[Stated exercise]
Stop after the line containing "[0, 0], [6, 19]];": print each line exactly from the first line of the listing up to that point.

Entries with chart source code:

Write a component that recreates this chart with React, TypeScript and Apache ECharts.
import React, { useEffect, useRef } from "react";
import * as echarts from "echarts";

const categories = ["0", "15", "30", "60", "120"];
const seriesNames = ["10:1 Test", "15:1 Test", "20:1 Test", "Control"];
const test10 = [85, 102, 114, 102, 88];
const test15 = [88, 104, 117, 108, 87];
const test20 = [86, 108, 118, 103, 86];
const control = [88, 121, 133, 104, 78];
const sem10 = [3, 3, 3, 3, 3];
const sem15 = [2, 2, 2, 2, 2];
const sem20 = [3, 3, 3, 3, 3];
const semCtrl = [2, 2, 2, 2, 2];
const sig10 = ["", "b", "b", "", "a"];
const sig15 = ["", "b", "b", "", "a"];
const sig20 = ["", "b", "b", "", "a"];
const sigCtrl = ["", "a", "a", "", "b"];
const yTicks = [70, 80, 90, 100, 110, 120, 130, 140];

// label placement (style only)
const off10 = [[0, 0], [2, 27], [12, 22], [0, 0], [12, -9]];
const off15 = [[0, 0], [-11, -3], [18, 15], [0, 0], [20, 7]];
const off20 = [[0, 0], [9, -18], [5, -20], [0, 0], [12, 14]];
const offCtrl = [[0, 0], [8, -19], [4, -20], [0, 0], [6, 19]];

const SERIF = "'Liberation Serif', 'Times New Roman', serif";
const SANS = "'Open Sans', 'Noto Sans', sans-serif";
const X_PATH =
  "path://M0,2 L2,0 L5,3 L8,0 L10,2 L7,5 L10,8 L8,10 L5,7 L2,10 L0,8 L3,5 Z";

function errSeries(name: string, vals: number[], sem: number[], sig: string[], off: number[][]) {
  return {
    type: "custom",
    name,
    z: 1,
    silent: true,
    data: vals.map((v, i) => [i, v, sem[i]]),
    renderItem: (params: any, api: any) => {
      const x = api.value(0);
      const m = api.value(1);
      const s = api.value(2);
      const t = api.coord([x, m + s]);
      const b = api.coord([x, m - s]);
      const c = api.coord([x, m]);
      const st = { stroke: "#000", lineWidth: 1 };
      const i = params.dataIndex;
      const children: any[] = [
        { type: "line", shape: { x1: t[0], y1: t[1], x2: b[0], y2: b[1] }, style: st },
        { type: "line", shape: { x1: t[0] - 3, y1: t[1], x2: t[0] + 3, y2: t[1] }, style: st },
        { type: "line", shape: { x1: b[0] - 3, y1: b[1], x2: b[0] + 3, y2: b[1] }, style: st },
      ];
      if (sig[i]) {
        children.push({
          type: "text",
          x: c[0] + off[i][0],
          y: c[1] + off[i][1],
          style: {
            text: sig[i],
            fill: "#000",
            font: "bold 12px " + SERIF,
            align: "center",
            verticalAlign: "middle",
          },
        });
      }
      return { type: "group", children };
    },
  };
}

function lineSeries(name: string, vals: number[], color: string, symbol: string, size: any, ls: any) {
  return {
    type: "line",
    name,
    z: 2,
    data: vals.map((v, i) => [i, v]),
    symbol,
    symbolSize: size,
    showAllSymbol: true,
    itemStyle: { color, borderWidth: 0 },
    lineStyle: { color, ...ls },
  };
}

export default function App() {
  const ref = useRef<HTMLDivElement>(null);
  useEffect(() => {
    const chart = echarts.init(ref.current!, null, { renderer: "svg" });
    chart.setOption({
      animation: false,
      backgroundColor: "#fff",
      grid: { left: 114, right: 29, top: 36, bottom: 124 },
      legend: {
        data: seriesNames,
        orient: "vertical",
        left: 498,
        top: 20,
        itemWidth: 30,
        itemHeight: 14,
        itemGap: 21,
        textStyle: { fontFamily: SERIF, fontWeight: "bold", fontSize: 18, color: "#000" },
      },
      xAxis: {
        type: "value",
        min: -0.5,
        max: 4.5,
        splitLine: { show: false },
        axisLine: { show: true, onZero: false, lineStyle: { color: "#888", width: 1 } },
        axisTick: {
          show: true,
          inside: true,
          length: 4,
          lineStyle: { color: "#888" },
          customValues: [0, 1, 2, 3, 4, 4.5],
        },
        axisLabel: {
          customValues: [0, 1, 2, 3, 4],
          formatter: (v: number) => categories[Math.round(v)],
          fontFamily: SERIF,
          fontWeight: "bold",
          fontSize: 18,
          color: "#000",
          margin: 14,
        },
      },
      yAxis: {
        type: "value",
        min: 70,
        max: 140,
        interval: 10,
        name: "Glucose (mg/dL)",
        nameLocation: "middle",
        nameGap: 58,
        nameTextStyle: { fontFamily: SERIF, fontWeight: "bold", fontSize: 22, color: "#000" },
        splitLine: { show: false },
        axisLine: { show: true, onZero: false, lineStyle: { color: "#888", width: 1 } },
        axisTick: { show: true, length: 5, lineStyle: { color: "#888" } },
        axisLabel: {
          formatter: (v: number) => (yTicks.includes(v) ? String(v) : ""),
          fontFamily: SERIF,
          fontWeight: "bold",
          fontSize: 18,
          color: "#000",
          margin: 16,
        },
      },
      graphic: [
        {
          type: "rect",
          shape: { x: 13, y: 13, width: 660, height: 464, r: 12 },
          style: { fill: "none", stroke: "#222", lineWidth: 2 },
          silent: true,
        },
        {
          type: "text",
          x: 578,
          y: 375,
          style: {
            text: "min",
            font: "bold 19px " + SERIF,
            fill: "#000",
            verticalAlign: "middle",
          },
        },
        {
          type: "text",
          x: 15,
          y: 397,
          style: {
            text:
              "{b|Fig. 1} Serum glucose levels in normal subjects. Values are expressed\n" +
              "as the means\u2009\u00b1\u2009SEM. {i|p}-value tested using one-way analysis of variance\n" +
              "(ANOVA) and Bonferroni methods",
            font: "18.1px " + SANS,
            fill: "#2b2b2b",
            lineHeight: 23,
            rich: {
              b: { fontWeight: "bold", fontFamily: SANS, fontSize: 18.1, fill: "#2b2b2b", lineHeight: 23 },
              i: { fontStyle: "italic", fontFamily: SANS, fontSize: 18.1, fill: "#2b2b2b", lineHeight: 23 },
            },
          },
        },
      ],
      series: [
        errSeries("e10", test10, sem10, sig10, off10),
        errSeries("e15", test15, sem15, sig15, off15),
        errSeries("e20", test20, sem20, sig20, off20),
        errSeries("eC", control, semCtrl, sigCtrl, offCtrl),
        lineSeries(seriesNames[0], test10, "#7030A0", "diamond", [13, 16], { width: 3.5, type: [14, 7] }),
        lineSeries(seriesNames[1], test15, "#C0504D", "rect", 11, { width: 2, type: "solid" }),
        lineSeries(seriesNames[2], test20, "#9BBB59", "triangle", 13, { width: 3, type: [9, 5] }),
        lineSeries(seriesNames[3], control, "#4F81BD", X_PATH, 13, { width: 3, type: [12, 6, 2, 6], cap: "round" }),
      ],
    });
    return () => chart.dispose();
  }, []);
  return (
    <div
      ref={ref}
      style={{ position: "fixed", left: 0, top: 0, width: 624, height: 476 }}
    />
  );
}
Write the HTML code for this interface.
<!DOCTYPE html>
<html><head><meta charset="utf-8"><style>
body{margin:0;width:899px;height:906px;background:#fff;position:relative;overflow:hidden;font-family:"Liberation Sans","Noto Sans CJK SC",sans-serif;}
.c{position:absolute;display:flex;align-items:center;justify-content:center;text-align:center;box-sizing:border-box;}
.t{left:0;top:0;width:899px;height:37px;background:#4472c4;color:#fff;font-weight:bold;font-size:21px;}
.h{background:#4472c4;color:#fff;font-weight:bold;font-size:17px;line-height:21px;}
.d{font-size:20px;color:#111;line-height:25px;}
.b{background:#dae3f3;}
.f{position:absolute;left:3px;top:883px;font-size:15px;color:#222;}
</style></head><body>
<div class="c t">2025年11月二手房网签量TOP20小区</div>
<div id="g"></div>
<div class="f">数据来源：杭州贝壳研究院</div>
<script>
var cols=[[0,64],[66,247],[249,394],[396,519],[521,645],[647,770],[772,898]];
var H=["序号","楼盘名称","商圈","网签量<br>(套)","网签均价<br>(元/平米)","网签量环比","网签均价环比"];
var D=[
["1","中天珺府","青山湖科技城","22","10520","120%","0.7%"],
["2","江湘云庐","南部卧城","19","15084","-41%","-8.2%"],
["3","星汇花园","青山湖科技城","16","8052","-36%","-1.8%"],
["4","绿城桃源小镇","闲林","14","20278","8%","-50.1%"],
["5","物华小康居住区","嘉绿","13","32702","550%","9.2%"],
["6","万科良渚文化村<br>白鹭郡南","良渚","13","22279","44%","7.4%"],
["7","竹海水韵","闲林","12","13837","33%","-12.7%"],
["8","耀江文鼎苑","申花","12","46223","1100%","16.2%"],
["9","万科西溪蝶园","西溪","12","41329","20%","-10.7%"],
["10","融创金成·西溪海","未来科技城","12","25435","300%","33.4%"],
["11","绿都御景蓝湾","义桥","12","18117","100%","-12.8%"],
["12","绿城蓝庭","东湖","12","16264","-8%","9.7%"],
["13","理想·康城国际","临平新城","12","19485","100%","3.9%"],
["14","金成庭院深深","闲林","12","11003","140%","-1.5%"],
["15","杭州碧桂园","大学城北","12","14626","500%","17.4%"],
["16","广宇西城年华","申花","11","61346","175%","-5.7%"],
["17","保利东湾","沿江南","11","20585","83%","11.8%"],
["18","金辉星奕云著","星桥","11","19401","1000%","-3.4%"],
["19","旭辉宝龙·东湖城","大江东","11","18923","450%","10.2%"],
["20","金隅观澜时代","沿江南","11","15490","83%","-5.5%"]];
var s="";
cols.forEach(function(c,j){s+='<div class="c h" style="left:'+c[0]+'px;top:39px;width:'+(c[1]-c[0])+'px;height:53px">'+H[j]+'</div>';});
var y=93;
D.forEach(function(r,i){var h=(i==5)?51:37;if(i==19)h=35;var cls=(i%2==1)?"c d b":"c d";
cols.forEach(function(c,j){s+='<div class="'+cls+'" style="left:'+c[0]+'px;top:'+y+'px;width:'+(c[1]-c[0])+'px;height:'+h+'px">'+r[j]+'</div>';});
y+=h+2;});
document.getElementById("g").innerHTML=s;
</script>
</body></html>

[The result]
Write a component that recreates this chart with React, TypeScript and Apache ECharts.
import React, { useEffect, useRef } from "react";
import * as echarts from "echarts";

const categories = ["0", "15", "30", "60", "120"];
const seriesNames = ["10:1 Test", "15:1 Test", "20:1 Test", "Control"];
const test10 = [85, 102, 114, 102, 88];
const test15 = [88, 104, 117, 108, 87];
const test20 = [86, 108, 118, 103, 86];
const control = [88, 121, 133, 104, 78];
const sem10 = [3, 3, 3, 3, 3];
const sem15 = [2, 2, 2, 2, 2];
const sem20 = [3, 3, 3, 3, 3];
const semCtrl = [2, 2, 2, 2, 2];
const sig10 = ["", "b", "b", "", "a"];
const sig15 = ["", "b", "b", "", "a"];
const sig20 = ["", "b", "b", "", "a"];
const sigCtrl = ["", "a", "a", "", "b"];
const yTicks = [70, 80, 90, 100, 110, 120, 130, 140];

// label placement (style only)
const off10 = [[0, 0], [2, 27], [12, 22], [0, 0], [12, -9]];
const off15 = [[0, 0], [-11, -3], [18, 15], [0, 0], [20, 7]];
const off20 = [[0, 0], [9, -18], [5, -20], [0, 0], [12, 14]];
const offCtrl = [[0, 0], [8, -19], [4, -20], [0, 0], [6, 19]];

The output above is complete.